#### Stored data ####

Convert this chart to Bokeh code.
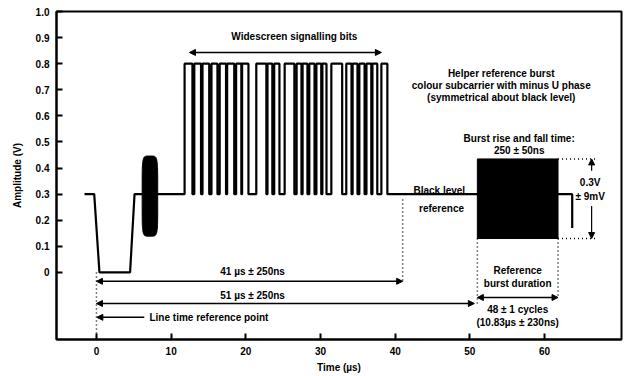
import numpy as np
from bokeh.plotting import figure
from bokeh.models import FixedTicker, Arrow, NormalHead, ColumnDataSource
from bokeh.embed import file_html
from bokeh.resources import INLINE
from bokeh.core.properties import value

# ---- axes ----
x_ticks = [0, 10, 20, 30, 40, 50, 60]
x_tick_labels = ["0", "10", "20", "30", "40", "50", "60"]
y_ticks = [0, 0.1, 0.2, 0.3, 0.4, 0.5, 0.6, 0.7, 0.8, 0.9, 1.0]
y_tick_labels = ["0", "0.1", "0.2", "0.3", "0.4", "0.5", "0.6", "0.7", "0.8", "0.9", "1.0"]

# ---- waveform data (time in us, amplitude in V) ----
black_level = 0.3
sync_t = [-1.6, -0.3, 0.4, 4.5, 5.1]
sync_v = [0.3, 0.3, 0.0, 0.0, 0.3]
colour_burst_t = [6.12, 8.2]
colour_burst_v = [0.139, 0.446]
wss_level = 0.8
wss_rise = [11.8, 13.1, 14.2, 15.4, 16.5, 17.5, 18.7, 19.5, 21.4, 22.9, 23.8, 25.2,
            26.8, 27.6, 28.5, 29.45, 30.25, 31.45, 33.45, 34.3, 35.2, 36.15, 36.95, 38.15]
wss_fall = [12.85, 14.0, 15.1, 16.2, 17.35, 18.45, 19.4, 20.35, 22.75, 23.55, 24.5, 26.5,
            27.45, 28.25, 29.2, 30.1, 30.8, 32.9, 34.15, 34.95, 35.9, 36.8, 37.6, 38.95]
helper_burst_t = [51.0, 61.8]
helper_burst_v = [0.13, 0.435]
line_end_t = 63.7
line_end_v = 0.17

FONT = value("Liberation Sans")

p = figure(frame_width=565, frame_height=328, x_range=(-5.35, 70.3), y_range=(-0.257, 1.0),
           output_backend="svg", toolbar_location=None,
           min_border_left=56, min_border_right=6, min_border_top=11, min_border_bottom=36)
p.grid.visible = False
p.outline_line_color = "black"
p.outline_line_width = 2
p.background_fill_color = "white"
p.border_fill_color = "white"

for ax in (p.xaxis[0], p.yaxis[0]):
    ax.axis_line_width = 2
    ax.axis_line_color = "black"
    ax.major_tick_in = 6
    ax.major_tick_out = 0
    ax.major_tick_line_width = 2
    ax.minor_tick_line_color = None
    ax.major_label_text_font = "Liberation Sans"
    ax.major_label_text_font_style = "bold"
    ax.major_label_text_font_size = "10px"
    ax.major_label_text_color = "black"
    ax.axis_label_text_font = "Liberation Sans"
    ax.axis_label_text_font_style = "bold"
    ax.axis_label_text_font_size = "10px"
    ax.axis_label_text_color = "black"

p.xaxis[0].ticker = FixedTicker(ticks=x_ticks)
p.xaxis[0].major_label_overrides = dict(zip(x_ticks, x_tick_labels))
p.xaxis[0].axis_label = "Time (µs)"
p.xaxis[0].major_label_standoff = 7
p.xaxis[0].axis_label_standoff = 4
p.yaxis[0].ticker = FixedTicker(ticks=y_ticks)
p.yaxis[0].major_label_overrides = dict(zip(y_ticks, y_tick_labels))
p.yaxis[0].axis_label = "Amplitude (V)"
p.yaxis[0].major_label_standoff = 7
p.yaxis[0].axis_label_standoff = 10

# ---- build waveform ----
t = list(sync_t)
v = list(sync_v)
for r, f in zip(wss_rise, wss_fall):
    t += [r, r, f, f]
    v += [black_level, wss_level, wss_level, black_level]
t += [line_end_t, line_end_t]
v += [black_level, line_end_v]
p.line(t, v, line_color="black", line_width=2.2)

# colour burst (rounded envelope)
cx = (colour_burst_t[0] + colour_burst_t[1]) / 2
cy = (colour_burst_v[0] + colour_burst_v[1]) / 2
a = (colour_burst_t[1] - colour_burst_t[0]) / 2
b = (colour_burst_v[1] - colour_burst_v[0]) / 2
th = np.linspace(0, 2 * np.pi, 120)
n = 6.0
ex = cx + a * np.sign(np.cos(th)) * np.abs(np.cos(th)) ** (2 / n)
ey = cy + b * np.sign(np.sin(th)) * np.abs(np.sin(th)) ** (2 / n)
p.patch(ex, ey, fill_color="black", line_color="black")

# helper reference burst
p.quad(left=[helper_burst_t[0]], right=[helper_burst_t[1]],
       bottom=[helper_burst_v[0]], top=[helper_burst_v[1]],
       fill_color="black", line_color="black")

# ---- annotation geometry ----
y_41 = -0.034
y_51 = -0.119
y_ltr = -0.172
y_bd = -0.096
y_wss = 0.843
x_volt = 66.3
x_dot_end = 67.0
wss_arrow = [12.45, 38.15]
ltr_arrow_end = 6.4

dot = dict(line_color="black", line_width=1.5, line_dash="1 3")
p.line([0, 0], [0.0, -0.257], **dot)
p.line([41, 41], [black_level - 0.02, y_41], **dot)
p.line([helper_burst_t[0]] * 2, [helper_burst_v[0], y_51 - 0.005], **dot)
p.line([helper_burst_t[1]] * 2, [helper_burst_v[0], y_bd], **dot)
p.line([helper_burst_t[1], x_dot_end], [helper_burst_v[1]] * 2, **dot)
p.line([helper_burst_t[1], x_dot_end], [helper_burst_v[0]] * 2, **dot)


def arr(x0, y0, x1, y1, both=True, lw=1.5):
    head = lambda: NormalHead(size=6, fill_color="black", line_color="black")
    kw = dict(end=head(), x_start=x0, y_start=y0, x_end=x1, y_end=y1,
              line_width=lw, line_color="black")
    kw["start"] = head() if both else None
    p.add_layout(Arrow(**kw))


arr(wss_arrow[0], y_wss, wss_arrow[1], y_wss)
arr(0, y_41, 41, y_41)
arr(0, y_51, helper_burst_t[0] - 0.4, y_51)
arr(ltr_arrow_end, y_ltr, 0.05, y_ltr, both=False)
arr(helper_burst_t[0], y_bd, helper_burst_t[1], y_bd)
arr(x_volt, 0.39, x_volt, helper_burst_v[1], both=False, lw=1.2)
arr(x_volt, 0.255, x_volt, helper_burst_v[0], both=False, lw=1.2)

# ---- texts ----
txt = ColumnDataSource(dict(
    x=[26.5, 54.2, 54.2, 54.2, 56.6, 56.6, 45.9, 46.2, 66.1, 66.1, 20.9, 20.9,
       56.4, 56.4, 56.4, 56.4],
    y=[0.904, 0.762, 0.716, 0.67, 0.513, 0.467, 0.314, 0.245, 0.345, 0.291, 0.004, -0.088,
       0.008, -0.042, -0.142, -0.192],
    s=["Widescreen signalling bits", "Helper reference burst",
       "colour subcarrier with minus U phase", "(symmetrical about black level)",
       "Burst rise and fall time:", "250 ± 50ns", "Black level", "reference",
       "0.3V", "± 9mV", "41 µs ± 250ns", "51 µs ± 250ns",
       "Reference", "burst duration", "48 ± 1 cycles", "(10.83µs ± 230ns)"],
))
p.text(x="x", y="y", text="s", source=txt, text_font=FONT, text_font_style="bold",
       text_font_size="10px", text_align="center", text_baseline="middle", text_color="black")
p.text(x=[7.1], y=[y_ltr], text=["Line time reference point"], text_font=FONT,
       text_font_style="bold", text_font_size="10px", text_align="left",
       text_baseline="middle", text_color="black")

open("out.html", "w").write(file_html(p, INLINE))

####

** Brief **
Each line of the material must be retyped exactly, except that images are omitted.

** Correct output **
Convert this chart to Bokeh code.
import numpy as np
from bokeh.plotting import figure
from bokeh.models import FixedTicker, Arrow, NormalHead, ColumnDataSource
from bokeh.embed import file_html
from bokeh.resources import INLINE
from bokeh.core.properties import value

# ---- axes ----
x_ticks = [0, 10, 20, 30, 40, 50, 60]
x_tick_labels = ["0", "10", "20", "30", "40", "50", "60"]
y_ticks = [0, 0.1, 0.2, 0.3, 0.4, 0.5, 0.6, 0.7, 0.8, 0.9, 1.0]
y_tick_labels = ["0", "0.1", "0.2", "0.3", "0.4", "0.5", "0.6", "0.7", "0.8", "0.9", "1.0"]

# ---- waveform data (time in us, amplitude in V) ----
black_level = 0.3
sync_t = [-1.6, -0.3, 0.4, 4.5, 5.1]
sync_v = [0.3, 0.3, 0.0, 0.0, 0.3]
colour_burst_t = [6.12, 8.2]
colour_burst_v = [0.139, 0.446]
wss_level = 0.8
wss_rise = [11.8, 13.1, 14.2, 15.4, 16.5, 17.5, 18.7, 19.5, 21.4, 22.9, 23.8, 25.2,
            26.8, 27.6, 28.5, 29.45, 30.25, 31.45, 33.45, 34.3, 35.2, 36.15, 36.95, 38.15]
wss_fall = [12.85, 14.0, 15.1, 16.2, 17.35, 18.45, 19.4, 20.35, 22.75, 23.55, 24.5, 26.5,
            27.45, 28.25, 29.2, 30.1, 30.8, 32.9, 34.15, 34.95, 35.9, 36.8, 37.6, 38.95]
helper_burst_t = [51.0, 61.8]
helper_burst_v = [0.13, 0.435]
line_end_t = 63.7
line_end_v = 0.17

FONT = value("Liberation Sans")

p = figure(frame_width=565, frame_height=328, x_range=(-5.35, 70.3), y_range=(-0.257, 1.0),
           output_backend="svg", toolbar_location=None,
           min_border_left=56, min_border_right=6, min_border_top=11, min_border_bottom=36)
p.grid.visible = False
p.outline_line_color = "black"
p.outline_line_width = 2
p.background_fill_color = "white"
p.border_fill_color = "white"

for ax in (p.xaxis[0], p.yaxis[0]):
    ax.axis_line_width = 2
    ax.axis_line_color = "black"
    ax.major_tick_in = 6
    ax.major_tick_out = 0
    ax.major_tick_line_width = 2
    ax.minor_tick_line_color = None
    ax.major_label_text_font = "Liberation Sans"
    ax.major_label_text_font_style = "bold"
    ax.major_label_text_font_size = "10px"
    ax.major_label_text_color = "black"
    ax.axis_label_text_font = "Liberation Sans"
    ax.axis_label_text_font_style = "bold"
    ax.axis_label_text_font_size = "10px"
    ax.axis_label_text_color = "black"

p.xaxis[0].ticker = FixedTicker(ticks=x_ticks)
p.xaxis[0].major_label_overrides = dict(zip(x_ticks, x_tick_labels))
p.xaxis[0].axis_label = "Time (µs)"
p.xaxis[0].major_label_standoff = 7
p.xaxis[0].axis_label_standoff = 4
p.yaxis[0].ticker = FixedTicker(ticks=y_ticks)
p.yaxis[0].major_label_overrides = dict(zip(y_ticks, y_tick_labels))
p.yaxis[0].axis_label = "Amplitude (V)"
p.yaxis[0].major_label_standoff = 7
p.yaxis[0].axis_label_standoff = 10

# ---- build waveform ----
t = list(sync_t)
v = list(sync_v)
for r, f in zip(wss_rise, wss_fall):
    t += [r, r, f, f]
    v += [black_level, wss_level, wss_level, black_level]
t += [line_end_t, line_end_t]
v += [black_level, line_end_v]
p.line(t, v, line_color="black", line_width=2.2)

# colour burst (rounded envelope)
cx = (colour_burst_t[0] + colour_burst_t[1]) / 2
cy = (colour_burst_v[0] + colour_burst_v[1]) / 2
a = (colour_burst_t[1] - colour_burst_t[0]) / 2
b = (colour_burst_v[1] - colour_burst_v[0]) / 2
th = np.linspace(0, 2 * np.pi, 120)
n = 6.0
ex = cx + a * np.sign(np.cos(th)) * np.abs(np.cos(th)) ** (2 / n)
ey = cy + b * np.sign(np.sin(th)) * np.abs(np.sin(th)) ** (2 / n)
p.patch(ex, ey, fill_color="black", line_color="black")

# helper reference burst
p.quad(left=[helper_burst_t[0]], right=[helper_burst_t[1]],
       bottom=[helper_burst_v[0]], top=[helper_burst_v[1]],
       fill_color="black", line_color="black")

# ---- annotation geometry ----
y_41 = -0.034
y_51 = -0.119
y_ltr = -0.172
y_bd = -0.096
y_wss = 0.843
x_volt = 66.3
x_dot_end = 67.0
wss_arrow = [12.45, 38.15]
ltr_arrow_end = 6.4

dot = dict(line_color="black", line_width=1.5, line_dash="1 3")
p.line([0, 0], [0.0, -0.257], **dot)
p.line([41, 41], [black_level - 0.02, y_41], **dot)
p.line([helper_burst_t[0]] * 2, [helper_burst_v[0], y_51 - 0.005], **dot)
p.line([helper_burst_t[1]] * 2, [helper_burst_v[0], y_bd], **dot)
p.line([helper_burst_t[1], x_dot_end], [helper_burst_v[1]] * 2, **dot)
p.line([helper_burst_t[1], x_dot_end], [helper_burst_v[0]] * 2, **dot)


def arr(x0, y0, x1, y1, both=True, lw=1.5):
    head = lambda: NormalHead(size=6, fill_color="black", line_color="black")
    kw = dict(end=head(), x_start=x0, y_start=y0, x_end=x1, y_end=y1,
              line_width=lw, line_color="black")
    kw["start"] = head() if both else None
    p.add_layout(Arrow(**kw))


arr(wss_arrow[0], y_wss, wss_arrow[1], y_wss)
arr(0, y_41, 41, y_41)
arr(0, y_51, helper_burst_t[0] - 0.4, y_51)
arr(ltr_arrow_end, y_ltr, 0.05, y_ltr, both=False)
arr(helper_burst_t[0], y_bd, helper_burst_t[1], y_bd)
arr(x_volt, 0.39, x_volt, helper_burst_v[1], both=False, lw=1.2)
arr(x_volt, 0.255, x_volt, helper_burst_v[0], both=False, lw=1.2)

# ---- texts ----
txt = ColumnDataSource(dict(
    x=[26.5, 54.2, 54.2, 54.2, 56.6, 56.6, 45.9, 46.2, 66.1, 66.1, 20.9, 20.9,
       56.4, 56.4, 56.4, 56.4],
    y=[0.904, 0.762, 0.716, 0.67, 0.513, 0.467, 0.314, 0.245, 0.345, 0.291, 0.004, -0.088,
       0.008, -0.042, -0.142, -0.192],
    s=["Widescreen signalling bits", "Helper reference burst",
       "colour subcarrier with minus U phase", "(symmetrical about black level)",
       "Burst rise and fall time:", "250 ± 50ns", "Black level", "reference",
       "0.3V", "± 9mV", "41 µs ± 250ns", "51 µs ± 250ns",
       "Reference", "burst duration", "48 ± 1 cycles", "(10.83µs ± 230ns)"],
))
p.text(x="x", y="y", text="s", source=txt, text_font=FONT, text_font_style="bold",
       text_font_size="10px", text_align="center", text_baseline="middle", text_color="black")
p.text(x=[7.1], y=[y_ltr], text=["Line time reference point"], text_font=FONT,
       text_font_style="bold", text_font_size="10px", text_align="left",
       text_baseline="middle", text_color="black")

open("out.html", "w").write(file_html(p, INLINE))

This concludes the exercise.